Two days ago, I received the promo for the song in my inbox, and immediately went, “Oh, it’s THIS song.” Turns out, I’d heard it back in May 2019 when a friend of mine showed it to me and just completely forgotten about it. When I heard it again, it brought back all the memories of heavily criticizing the track almost two years ago, but I wanted to go in with a fresh mind — maybe it had been changed or updated, or maybe my tastes had changed.
“KTM” is a very basic house song that ad nauseam repeats “Ketamine, cocaine, amphetamines” and is expected to be “the next Losing It” according to at least one person on Twitter. The beat is standard, the synths are standard, the lyrics are just controversial enough to avoid the “promoting drug culture” critique while still repetitively referencing them.
In a quote provided by his publicist, Carnage says, “There is no question that ‘KTM’ is the one track that defines exactly who I am as an artist in this exact moment in time.
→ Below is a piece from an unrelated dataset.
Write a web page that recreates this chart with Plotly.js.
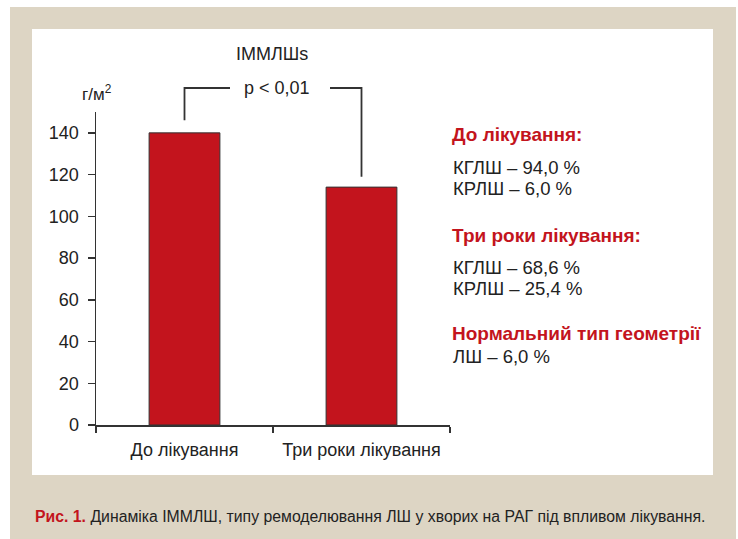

This song came together after years of self discovery through music and being open minded to new ways of life and inspirations. This is the beginning of the new me.”
The song launches his new house project, Gordo, so named after one of the nicknames he and has fans have adopted for him, Papi Gordo.
So, to answer the question, will Carnage’s new song “change house music forever”? No, absolutely not. To be clear, it’s not a terrible song but it is by no means the revelation that he claimed it would be. If nothing else, Carnage is pretty damn good at marketing his own music, and at the very least, he got everyone talking about it.